A year ago, Bay Nature launched a reporting project that we’ve dubbed “Wild Billions” to follow federal money flowing into the greater Bay Area for nature-based projects. No doubt you’ve noticed our flashy project logo. As of May 2024, roughly $1.2 billion has been allocated through the Bipartisan Infrastructure Law (BIL) and Inflation Reduction Act (IRA) to the slice of projects we’re following. And with Bay Nature’s summer issue, we will have reported about the money in 19 stories, all of which can be read online.
When Bay Nature’s digital editor, Kate Golden, and I reported last year on the challenges of spending the rush of federal funds, we spoke with Rebecca Schwartz Lesberg, who is deeply involved in Bay conservation and is vice chair of the San Francisco Bay Joint Venture. She made a point that stuck with us. “A lot of our conservation projects are intertwined with other social issues like housing affordability. The funds that are there for strictly conservation can’t be used to deal with the other social issues that are standing in the way of implementing conservation.”
Based on that conversation, we began reporting on a $2.8 million grant from the EPA, made possible through BIL, for eelgrass restoration in Marin County’s Richardson Bay where an impoverished anchor-out community has lived for decades.
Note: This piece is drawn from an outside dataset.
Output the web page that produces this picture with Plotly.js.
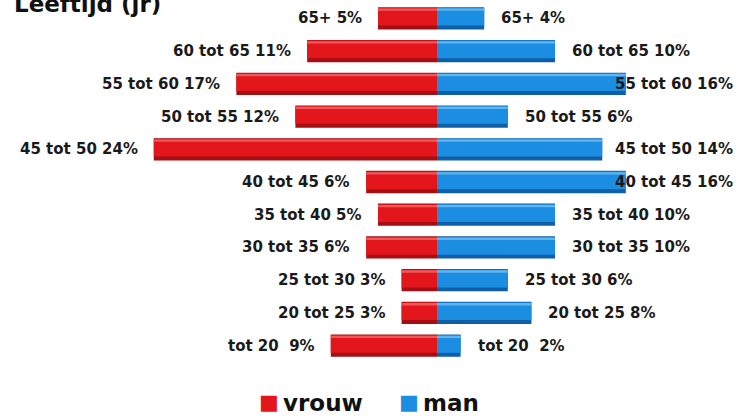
<!DOCTYPE html>
<html>
<head>
<meta charset="utf-8">
<script src="https://cdn.plot.ly/plotly-3.0.1.min.js"></script>
<style>html,body{margin:0;padding:0;background:#fff;}#chart{width:741px;height:416px;}</style>
</head>
<body>
<div id="chart"></div>
<script>
// ---- data ----
const categories = ['65+', '60 tot 65', '55 tot 60', '50 tot 55', '45 tot 50', '40 tot 45', '35 tot 40', '30 tot 35', '25 tot 30', '20 tot 25', 'tot 20'];
const labelNames = ['65+', '60 tot 65', '55 tot 60', '50 tot 55', '45 tot 50', '40 tot 45', '35 tot 40', '30 tot 35', '25 tot 30', '20 tot 25', 'tot 20\u00a0'];
const vrouw = [5, 11, 17, 12, 24, 6, 5, 6, 3, 3, 9];
const man = [4, 10, 16, 6, 14, 16, 10, 10, 6, 8, 2];
const seriesNames = ['vrouw', 'man'];
const chartTitle = 'Leeftijd (jr)';

// ---- styling ----
const W = 741, H = 416, MT = 2, MB = 54;
const PH = H - MT - MB;
const xmin = -37.03, xmax = 25.76;
const red = {base: '#a50e12', main: '#e3161c', light: '#f26a6c'};
const blue = {base: '#0f5ea8', main: '#1b8ee2', light: '#74bdf2'};
const labelFont = {family: 'DejaVu Sans', size: 15, color: '#1a1a1a', weight: 'bold'};

function layers(vals, sign, col, name) {
  const xs = vals.map(v => sign * v);
  const common = {type: 'bar', orientation: 'h', y: categories, x: xs, hoverinfo: 'skip', showlegend: false, name: name};
  return [
    Object.assign({}, common, {width: 0.68, offset: -0.34, marker: {color: col.base, line: {width: 0}}}),
    Object.assign({}, common, {width: 0.54, offset: -0.32, marker: {color: col.main, line: {width: 0}}}),
    Object.assign({}, common, {width: 0.07, offset: -0.3, marker: {color: col.light, line: {width: 0}}, opacity: 0.8})
  ];
}

const traces = [].concat(layers(vrouw, -1, red, seriesNames[0]), layers(man, 1, blue, seriesNames[1]));

// measure text
const cv = document.createElement('canvas').getContext('2d');
cv.font = 'bold 15px "DejaVu Sans"';
function px(v) { return (v - xmin) / (xmax - xmin) * W; }

const annotations = [];
categories.forEach((c, i) => {
  annotations.push({x: -vrouw[i], y: c, xref: 'x', yref: 'y', text: labelNames[i] + ' ' + vrouw[i] + '%',
    showarrow: false, xanchor: 'right', xshift: -14, font: labelFont});
  const t = labelNames[i] + ' ' + man[i] + '%';
  const w = cv.measureText(t).width;
  const start = px(man[i]) + 15;
  if (start + w > W - 6) {
    annotations.push({x: (W - 6) / W, y: c, xref: 'paper', yref: 'y', text: t,
      showarrow: false, xanchor: 'right', font: labelFont});
  } else {
    annotations.push({x: man[i], y: c, xref: 'x', yref: 'y', text: t,
      showarrow: false, xanchor: 'left', xshift: 15, font: labelFont});
  }
});
annotations.push({x: 0, y: 1, xref: 'paper', yref: 'paper', xanchor: 'left', yanchor: 'middle',
  xshift: 12, yshift: -2, text: chartTitle, showarrow: false,
  font: {family: 'DejaVu Sans', size: 23, color: '#111', weight: 'bold'}});

// custom legend
const legY = (MT + PH - 415) / PH;
const legend = [
  {sq: 269, tx: 281, color: red.main, name: seriesNames[0]},
  {sq: 409, tx: 421, color: blue.main, name: seriesNames[1]}
];
legend.forEach(l => {
  annotations.push({x: l.sq / W, y: legY, xref: 'paper', yref: 'paper', xanchor: 'center', yanchor: 'bottom',
    yshift: -1, text: '\u25A0', showarrow: false, font: {family: 'DejaVu Sans', size: 21, color: l.color}});
  annotations.push({x: l.tx / W, y: legY, xref: 'paper', yref: 'paper', xanchor: 'left', yanchor: 'bottom',
    yshift: -3, text: l.name, showarrow: false, font: {family: 'DejaVu Sans', size: 23, color: '#111', weight: 'bold'}});
});

const layout = {
  width: W, height: H,
  margin: {l: 0, r: 0, t: MT, b: MB},
  paper_bgcolor: '#fff', plot_bgcolor: '#fff',
  barmode: 'overlay',
  showlegend: false,
  xaxis: {range: [xmin, xmax], visible: false, fixedrange: true},
  yaxis: {type: 'category', categoryorder: 'array', categoryarray: categories, autorange: false,
    range: [10.5, -0.5], visible: false},
  annotations: annotations
};

Plotly.newPlot('chart', traces, layout, {displayModeBar: false, staticPlot: true});
</script>
</body>
</html>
In addition to receiving the EPA money, the Richardson Bay Regional Agency secured a $3 million matching state grant for housing roughly three dozen of the anchor-outs. We didn’t know where the reporting would lead us, but as Bay Nature reporter Anushuya Thapa asked basic questions, the complexity of the story grew.
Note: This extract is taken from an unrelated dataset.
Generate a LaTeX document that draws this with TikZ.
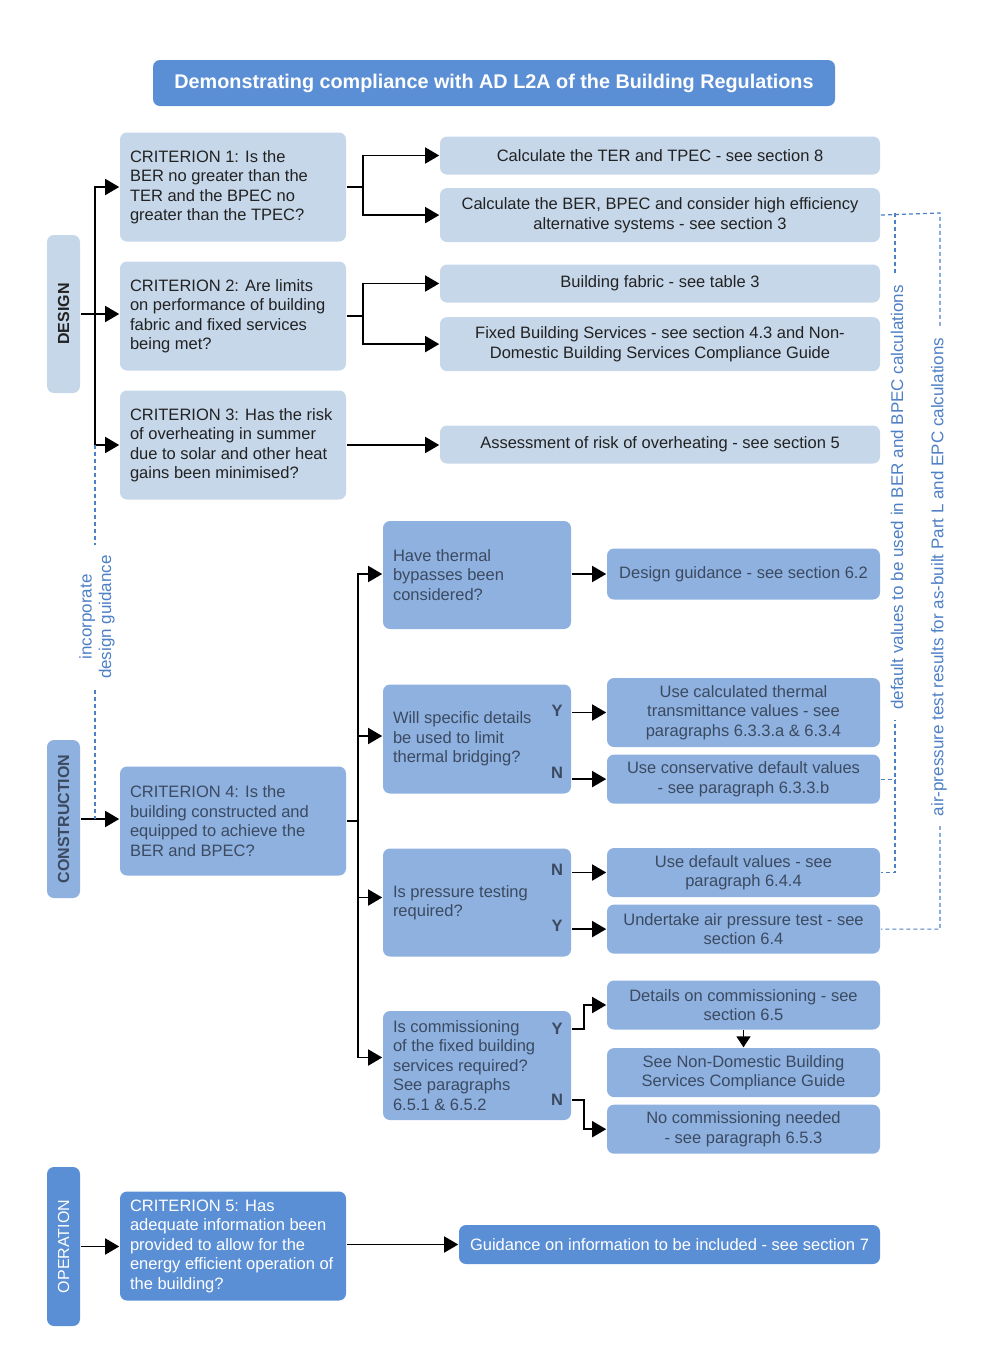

The result is “In the Name of Eelgrass,” an in-depth and nuanced exploration of eelgrass ecology and conservation, living in poverty on the water, and, importantly, how environmental groups and the cities surrounding Richardson Bay achieved their goals.
This was a difficult story to report and to publish. But we dug in because other media outlets haven’t. And while Bay Nature is first and foremost an environmental science magazine, we know many of our readers care deeply about inequality in the region and housing affordability. A community that champions and identifies itself with the environment, like Bay Nature readers, deserves a full picture of how conservation and homelessness can clash in the Bay Area.